STATED TASK: Exactly as written, write out the lines below from the first to the one containing "let binWidth = 0.005;", inclusive. Pictures do not belong in the copy.

— Begin —

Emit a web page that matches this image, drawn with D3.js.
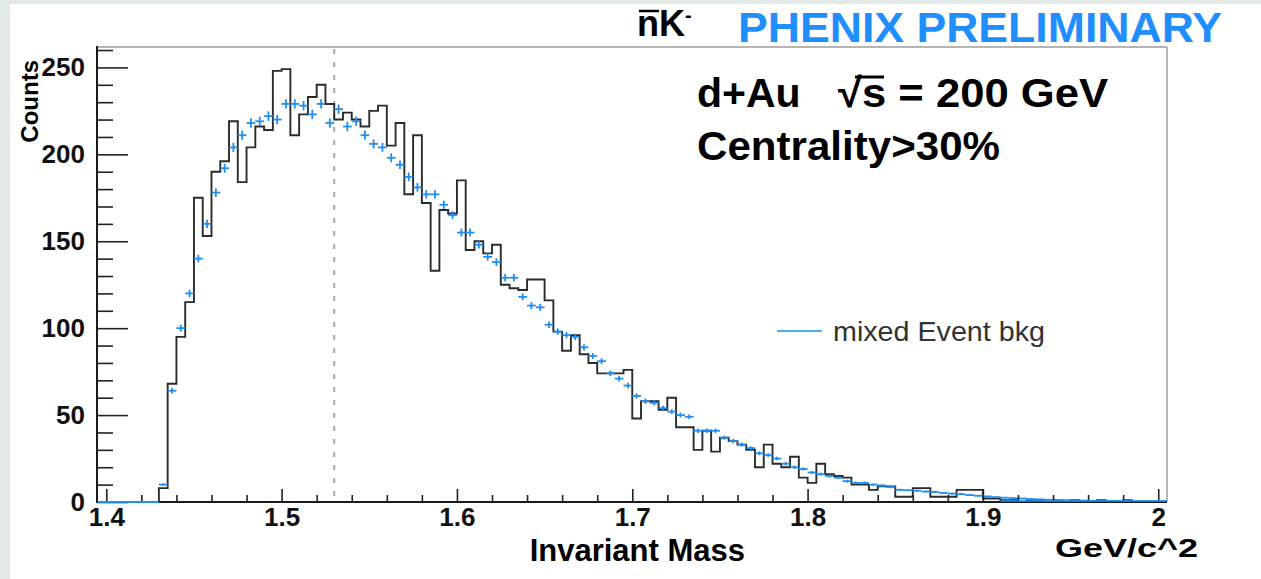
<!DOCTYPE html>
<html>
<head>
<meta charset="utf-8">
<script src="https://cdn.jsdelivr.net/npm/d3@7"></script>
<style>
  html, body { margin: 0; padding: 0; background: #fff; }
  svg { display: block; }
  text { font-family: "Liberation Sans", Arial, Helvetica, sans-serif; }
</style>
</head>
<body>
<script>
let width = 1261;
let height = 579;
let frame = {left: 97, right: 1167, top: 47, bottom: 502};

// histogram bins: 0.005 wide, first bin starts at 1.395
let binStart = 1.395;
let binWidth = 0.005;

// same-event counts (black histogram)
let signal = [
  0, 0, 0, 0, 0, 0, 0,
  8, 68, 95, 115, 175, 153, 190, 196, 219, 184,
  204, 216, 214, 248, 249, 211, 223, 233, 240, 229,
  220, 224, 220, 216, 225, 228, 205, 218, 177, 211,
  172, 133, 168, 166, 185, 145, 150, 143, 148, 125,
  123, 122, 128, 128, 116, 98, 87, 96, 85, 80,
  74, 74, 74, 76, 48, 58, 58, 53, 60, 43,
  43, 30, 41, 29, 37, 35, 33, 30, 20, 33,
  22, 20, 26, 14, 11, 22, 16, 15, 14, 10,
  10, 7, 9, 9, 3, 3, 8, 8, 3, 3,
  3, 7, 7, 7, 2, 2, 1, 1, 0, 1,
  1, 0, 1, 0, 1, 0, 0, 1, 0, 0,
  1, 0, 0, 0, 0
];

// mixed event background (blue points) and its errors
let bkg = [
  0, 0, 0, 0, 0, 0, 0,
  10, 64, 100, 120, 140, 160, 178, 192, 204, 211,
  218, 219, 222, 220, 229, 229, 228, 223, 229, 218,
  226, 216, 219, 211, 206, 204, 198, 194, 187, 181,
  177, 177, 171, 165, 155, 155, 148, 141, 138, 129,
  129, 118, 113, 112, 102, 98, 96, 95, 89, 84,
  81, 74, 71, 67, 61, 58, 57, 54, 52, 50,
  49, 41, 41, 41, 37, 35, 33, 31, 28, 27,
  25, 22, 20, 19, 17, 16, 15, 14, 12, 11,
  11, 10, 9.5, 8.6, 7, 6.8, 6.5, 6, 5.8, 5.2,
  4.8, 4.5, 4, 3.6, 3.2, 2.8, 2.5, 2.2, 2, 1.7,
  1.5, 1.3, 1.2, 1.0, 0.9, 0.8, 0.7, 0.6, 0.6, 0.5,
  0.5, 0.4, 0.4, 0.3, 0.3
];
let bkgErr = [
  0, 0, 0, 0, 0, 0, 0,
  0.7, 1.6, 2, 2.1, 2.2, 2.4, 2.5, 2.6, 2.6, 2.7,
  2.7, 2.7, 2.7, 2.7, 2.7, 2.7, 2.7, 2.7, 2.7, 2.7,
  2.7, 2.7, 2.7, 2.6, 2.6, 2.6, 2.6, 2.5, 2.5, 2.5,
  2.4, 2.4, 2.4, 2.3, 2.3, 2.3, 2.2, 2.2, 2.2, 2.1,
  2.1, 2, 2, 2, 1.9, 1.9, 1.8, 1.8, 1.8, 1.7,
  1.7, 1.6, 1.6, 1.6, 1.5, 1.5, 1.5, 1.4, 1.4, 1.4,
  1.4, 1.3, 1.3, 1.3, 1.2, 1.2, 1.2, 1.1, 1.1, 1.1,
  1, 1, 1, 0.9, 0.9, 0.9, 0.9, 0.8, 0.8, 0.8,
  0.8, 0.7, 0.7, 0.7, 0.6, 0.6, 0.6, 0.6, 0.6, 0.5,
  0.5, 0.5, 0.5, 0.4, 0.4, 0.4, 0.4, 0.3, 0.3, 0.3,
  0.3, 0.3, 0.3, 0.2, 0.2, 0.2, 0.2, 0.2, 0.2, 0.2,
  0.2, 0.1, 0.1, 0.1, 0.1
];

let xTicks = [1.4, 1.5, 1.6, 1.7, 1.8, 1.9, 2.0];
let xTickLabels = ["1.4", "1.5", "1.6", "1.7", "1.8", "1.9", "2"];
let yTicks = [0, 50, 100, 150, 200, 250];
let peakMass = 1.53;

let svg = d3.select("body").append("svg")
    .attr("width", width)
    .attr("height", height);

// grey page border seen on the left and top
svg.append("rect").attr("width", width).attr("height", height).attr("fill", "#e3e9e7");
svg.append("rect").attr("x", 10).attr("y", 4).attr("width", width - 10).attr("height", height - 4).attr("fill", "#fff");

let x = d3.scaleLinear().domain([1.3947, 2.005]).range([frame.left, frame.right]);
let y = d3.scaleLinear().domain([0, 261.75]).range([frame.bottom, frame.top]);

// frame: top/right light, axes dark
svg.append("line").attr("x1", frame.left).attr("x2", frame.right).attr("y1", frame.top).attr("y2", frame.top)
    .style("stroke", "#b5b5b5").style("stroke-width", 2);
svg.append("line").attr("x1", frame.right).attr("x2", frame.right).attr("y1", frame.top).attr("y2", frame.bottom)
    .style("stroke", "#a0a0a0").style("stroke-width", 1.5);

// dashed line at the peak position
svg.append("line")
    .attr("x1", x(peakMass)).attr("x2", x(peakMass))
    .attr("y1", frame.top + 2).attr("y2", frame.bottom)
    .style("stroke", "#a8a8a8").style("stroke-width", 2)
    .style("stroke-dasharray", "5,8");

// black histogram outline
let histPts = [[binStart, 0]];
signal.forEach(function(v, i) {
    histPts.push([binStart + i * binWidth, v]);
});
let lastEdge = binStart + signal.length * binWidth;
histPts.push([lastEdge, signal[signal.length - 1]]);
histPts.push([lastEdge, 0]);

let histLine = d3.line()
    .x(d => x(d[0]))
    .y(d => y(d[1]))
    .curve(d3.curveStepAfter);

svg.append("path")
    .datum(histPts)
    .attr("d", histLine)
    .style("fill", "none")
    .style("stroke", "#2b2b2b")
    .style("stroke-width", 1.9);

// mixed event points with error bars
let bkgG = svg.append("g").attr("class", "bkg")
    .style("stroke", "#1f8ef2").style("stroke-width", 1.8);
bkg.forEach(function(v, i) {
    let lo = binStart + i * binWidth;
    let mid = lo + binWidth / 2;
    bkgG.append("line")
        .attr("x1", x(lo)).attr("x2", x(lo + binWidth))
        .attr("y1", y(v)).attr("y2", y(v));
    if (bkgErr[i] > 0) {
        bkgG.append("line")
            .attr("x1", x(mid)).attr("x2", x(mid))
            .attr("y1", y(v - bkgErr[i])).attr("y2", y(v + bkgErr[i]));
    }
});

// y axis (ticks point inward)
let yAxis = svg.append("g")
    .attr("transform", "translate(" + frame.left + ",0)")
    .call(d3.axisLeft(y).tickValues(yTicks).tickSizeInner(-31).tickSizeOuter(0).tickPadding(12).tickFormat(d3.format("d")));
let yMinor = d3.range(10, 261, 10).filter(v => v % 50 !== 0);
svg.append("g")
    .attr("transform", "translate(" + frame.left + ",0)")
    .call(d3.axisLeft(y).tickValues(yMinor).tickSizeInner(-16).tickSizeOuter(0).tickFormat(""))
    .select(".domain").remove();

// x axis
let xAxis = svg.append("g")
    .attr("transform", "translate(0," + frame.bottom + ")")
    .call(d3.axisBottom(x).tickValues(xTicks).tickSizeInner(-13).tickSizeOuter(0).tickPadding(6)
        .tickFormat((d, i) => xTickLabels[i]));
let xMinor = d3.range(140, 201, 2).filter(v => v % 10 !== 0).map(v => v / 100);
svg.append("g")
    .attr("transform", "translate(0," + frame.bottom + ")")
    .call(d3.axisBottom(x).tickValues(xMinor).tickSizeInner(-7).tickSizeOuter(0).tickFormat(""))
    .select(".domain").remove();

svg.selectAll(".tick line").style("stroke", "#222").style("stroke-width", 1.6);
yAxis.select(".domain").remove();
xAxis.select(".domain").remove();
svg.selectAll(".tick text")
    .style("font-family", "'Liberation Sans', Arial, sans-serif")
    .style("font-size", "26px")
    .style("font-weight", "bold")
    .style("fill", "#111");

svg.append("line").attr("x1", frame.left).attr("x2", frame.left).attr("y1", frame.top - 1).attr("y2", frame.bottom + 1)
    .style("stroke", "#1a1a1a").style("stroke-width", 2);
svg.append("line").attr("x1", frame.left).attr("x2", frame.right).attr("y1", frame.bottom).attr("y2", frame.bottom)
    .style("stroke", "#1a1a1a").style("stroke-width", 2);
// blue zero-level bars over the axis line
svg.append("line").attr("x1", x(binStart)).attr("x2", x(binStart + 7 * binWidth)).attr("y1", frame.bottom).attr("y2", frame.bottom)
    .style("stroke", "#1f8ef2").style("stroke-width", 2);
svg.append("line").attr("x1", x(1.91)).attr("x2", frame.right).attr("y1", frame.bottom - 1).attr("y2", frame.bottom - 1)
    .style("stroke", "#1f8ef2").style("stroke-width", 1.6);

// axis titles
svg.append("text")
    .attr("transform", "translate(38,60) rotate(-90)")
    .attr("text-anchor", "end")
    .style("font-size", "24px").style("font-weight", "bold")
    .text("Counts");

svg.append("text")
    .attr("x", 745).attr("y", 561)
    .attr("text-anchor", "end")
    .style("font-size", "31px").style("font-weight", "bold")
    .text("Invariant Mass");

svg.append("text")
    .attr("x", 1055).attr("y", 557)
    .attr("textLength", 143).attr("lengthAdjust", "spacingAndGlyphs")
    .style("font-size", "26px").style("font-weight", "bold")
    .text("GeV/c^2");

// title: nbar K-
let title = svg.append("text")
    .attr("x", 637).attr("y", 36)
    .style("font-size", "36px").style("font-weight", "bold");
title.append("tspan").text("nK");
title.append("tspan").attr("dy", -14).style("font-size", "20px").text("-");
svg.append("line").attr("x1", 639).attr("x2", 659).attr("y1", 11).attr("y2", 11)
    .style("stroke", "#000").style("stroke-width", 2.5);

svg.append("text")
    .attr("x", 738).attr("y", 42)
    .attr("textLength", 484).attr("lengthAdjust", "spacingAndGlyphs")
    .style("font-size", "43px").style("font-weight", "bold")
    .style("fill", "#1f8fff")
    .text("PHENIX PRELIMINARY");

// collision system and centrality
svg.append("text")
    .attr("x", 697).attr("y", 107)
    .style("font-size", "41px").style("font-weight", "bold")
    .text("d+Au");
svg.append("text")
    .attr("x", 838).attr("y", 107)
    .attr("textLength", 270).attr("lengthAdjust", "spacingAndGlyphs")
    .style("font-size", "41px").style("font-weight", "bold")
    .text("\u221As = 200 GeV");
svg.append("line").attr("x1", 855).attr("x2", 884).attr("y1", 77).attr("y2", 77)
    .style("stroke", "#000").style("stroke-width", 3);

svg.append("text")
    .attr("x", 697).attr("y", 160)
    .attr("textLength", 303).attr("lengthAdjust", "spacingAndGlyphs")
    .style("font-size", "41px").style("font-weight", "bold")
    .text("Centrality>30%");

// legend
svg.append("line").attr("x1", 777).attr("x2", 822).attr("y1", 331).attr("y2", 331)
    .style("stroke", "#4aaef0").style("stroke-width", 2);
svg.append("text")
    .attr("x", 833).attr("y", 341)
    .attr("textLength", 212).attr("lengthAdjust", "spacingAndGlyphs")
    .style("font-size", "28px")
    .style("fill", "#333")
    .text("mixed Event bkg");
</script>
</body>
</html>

— End —

WRITTEN ANSWER:
Emit a web page that matches this image, drawn with D3.js.
<!DOCTYPE html>
<html>
<head>
<meta charset="utf-8">
<script src="https://cdn.jsdelivr.net/npm/d3@7"></script>
<style>
  html, body { margin: 0; padding: 0; background: #fff; }
  svg { display: block; }
  text { font-family: "Liberation Sans", Arial, Helvetica, sans-serif; }
</style>
</head>
<body>
<script>
let width = 1261;
let height = 579;
let frame = {left: 97, right: 1167, top: 47, bottom: 502};

// histogram bins: 0.005 wide, first bin starts at 1.395
let binStart = 1.395;
let binWidth = 0.005;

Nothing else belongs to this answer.